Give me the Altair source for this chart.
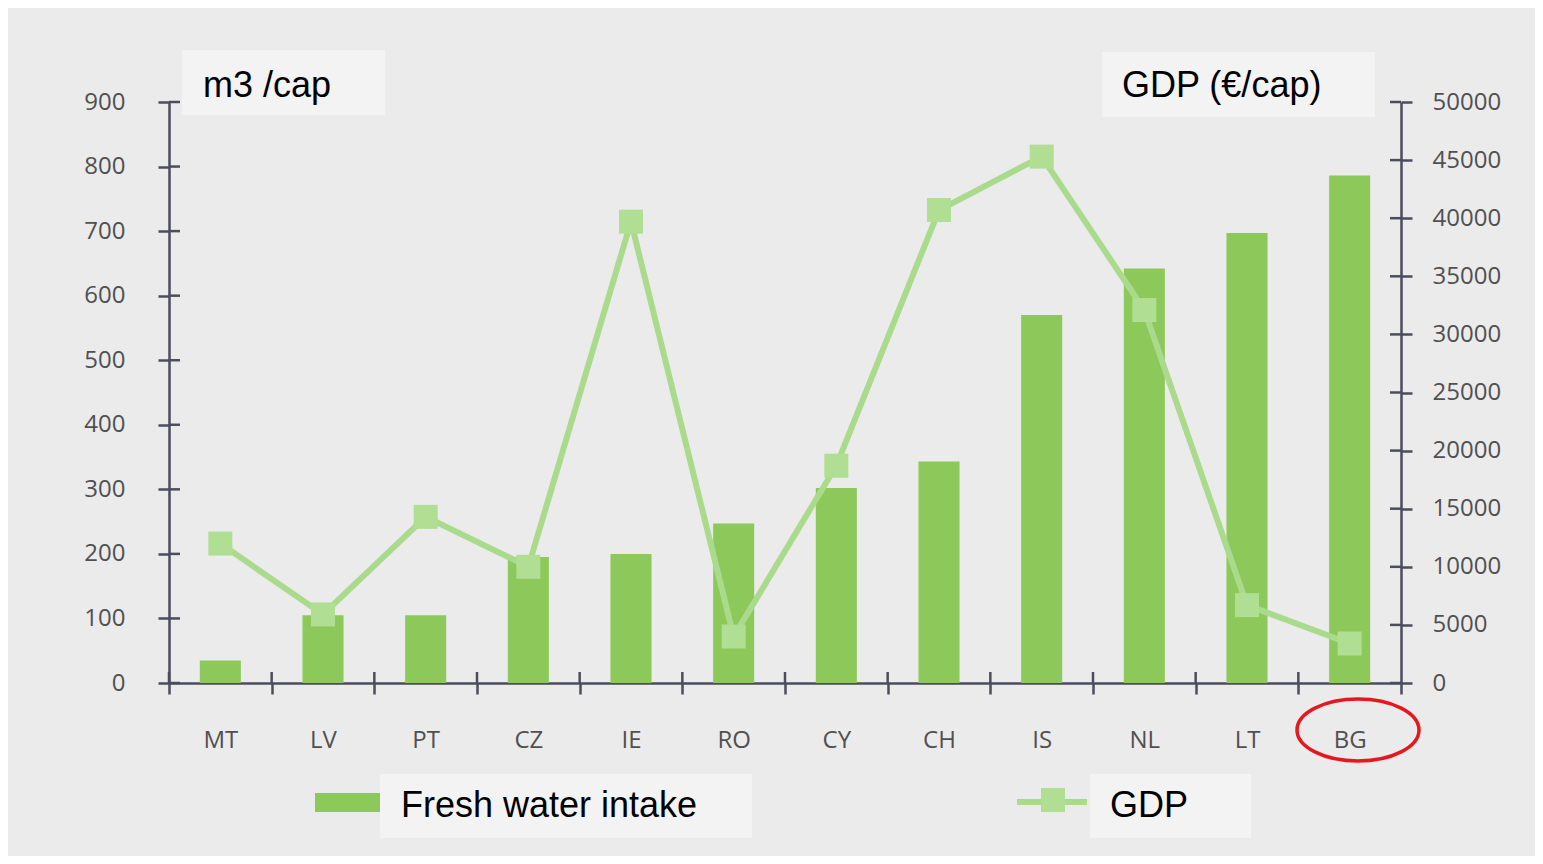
import altair as alt
import pandas as pd

cats = ["MT", "LV", "PT", "CZ", "IE", "RO", "CY", "CH", "IS", "NL", "LT", "BG"]
water = [35, 105, 105, 195, 200, 247, 302, 343, 570, 642, 697, 786]
gdp = [12000, 5900, 14300, 10000, 39700, 4000, 18700, 40700, 45300, 32100, 6700, 3400]
left_ticks = list(range(0, 1000, 100))
right_ticks = list(range(0, 55000, 5000))

W, H = 1232, 581
AX = "#4d4c5e"
BAR = "#8dc85a"
LINE = "#aadb8c"
MARK = "#b0de93"
LBL = "#505050"

df = pd.DataFrame({"cat": cats, "water": water, "gdp": gdp})
dl = pd.DataFrame({"v": left_ticks})
dr = pd.DataFrame({"v": right_ticks})
one = pd.DataFrame({"a": [0]})

xaxis = alt.Axis(title=None, labelAngle=0, labelFont="Open Sans", labelFontSize=24,
                 labelColor=LBL, labelPadding=34, tickBand="extent", tickSize=11,
                 tickWidth=2.5, tickColor=AX, domainColor=AX, domainWidth=2.5)
xscale = alt.Scale(paddingInner=0, paddingOuter=0)
X = alt.X("cat:N", sort=cats, scale=xscale, axis=xaxis)

bars = alt.Chart(df).mark_bar(color=BAR, width={"band": 0.4}).encode(
    x=X,
    y=alt.Y("water:Q", scale=alt.Scale(domain=[0, 900], nice=False),
            axis=alt.Axis(title=None, orient="left", values=left_ticks, grid=False,
                          labelFont="Open Sans", labelFontSize=24, labelColor=LBL,
                          labelPadding=33, tickSize=11, tickWidth=2.5, tickColor=AX,
                          domainColor=AX, domainWidth=2.5)),
)

lt_inner = alt.Chart(dl).mark_rule(color=AX, strokeWidth=2.5).encode(
    y=alt.Y("v:Q", scale=alt.Scale(domain=[0, 900], nice=False), axis=None),
    x=alt.value(0), x2=alt.value(11),
)

line = alt.Chart(df).mark_line(color=LINE, strokeWidth=6).encode(
    x=X,
    y=alt.Y("gdp:Q", scale=alt.Scale(domain=[0, 50000], nice=False),
            axis=alt.Axis(title=None, orient="right", values=right_ticks, format="d",
                          grid=False, labelFont="Open Sans", labelFontSize=24,
                          labelColor=LBL, labelPadding=20, tickSize=11, tickWidth=2.5,
                          tickColor=AX, domainColor=AX, domainWidth=2.5)),
)

pts = alt.Chart(df).mark_point(shape="square", filled=True, size=576, color=MARK, opacity=1).encode(
    x=X,
    y=alt.Y("gdp:Q", scale=alt.Scale(domain=[0, 50000], nice=False), axis=None),
)

rt_inner = alt.Chart(dr).mark_rule(color=AX, strokeWidth=2.5).encode(
    y=alt.Y("v:Q", scale=alt.Scale(domain=[0, 50000], nice=False), axis=None),
    x=alt.value(W - 11), x2=alt.value(W),
)

xt_inner = alt.Chart(df).mark_rule(color=AX, strokeWidth=2.5).encode(
    x=alt.X("cat:N", sort=cats, scale=xscale, axis=xaxis, bandPosition=0),
    y=alt.value(H - 11), y2=alt.value(H),
)


def box(x1, x2, y1, y2):
    return alt.Chart(one).mark_rect(color="#f3f3f3").encode(
        x=alt.value(x1), x2=alt.value(x2), y=alt.value(y1), y2=alt.value(y2))


def label(txt, x, y):
    return alt.Chart(one).mark_text(align="left", baseline="middle", font="Liberation Sans",
                                    fontSize=36, color="#000000").encode(
        x=alt.value(x), y=alt.value(y), text=alt.value(txt))


ann = [
    box(13, 216, -52, 13), label("m3 /cap", 34, -16),
    box(933, 1206, -50, 15), label("GDP (€/cap)", 953, -16),
    alt.Chart(one).mark_rect(color=BAR).encode(
        x=alt.value(146), x2=alt.value(211), y=alt.value(691), y2=alt.value(710)),
    box(211, 583, 672, 736), label("Fresh water intake", 232, 704),
    alt.Chart(one).mark_rule(color=LINE, strokeWidth=6).encode(
        x=alt.value(848), x2=alt.value(918), y=alt.value(700)),
    alt.Chart(one).mark_point(shape="square", filled=True, size=576, color=MARK, opacity=1).encode(
        x=alt.value(884), y=alt.value(698)),
    box(921, 1082, 672, 736), label("GDP", 941, 704),
    alt.Chart(one).mark_point(
        shape="M -1 0 A 1 0.508 0 1 0 1 0 A 1 0.508 0 1 0 -1 0 Z",
        size=14884, filled=False, stroke="#e3191f", strokeWidth=3.5, opacity=1).encode(
        x=alt.value(1189), y=alt.value(628)),
]

chart = alt.layer(bars, lt_inner, xt_inner, line, pts, rt_inner, *ann).resolve_scale(
    y="independent"
).properties(
    width=W, height=H,
    autosize=alt.AutoSizeParams(type="none"),
    padding={"left": 161, "top": 94, "right": 134, "bottom": 173},
    background="#ebebeb",
).configure_view(stroke=None)

chart.save("out.html", embed_options={"renderer": "svg", "actions": False})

- - - - - - -

• _Problem description_: Print, exactly as written, the lines above from the first one to the one containing "sort=cats, scale=xscale, axis=xaxis)". Leave out pictures.

• _Task solution_:
Give me the Altair source for this chart.
import altair as alt
import pandas as pd

cats = ["MT", "LV", "PT", "CZ", "IE", "RO", "CY", "CH", "IS", "NL", "LT", "BG"]
water = [35, 105, 105, 195, 200, 247, 302, 343, 570, 642, 697, 786]
gdp = [12000, 5900, 14300, 10000, 39700, 4000, 18700, 40700, 45300, 32100, 6700, 3400]
left_ticks = list(range(0, 1000, 100))
right_ticks = list(range(0, 55000, 5000))

W, H = 1232, 581
AX = "#4d4c5e"
BAR = "#8dc85a"
LINE = "#aadb8c"
MARK = "#b0de93"
LBL = "#505050"

df = pd.DataFrame({"cat": cats, "water": water, "gdp": gdp})
dl = pd.DataFrame({"v": left_ticks})
dr = pd.DataFrame({"v": right_ticks})
one = pd.DataFrame({"a": [0]})

xaxis = alt.Axis(title=None, labelAngle=0, labelFont="Open Sans", labelFontSize=24,
                 labelColor=LBL, labelPadding=34, tickBand="extent", tickSize=11,
                 tickWidth=2.5, tickColor=AX, domainColor=AX, domainWidth=2.5)
xscale = alt.Scale(paddingInner=0, paddingOuter=0)
X = alt.X("cat:N", sort=cats, scale=xscale, axis=xaxis)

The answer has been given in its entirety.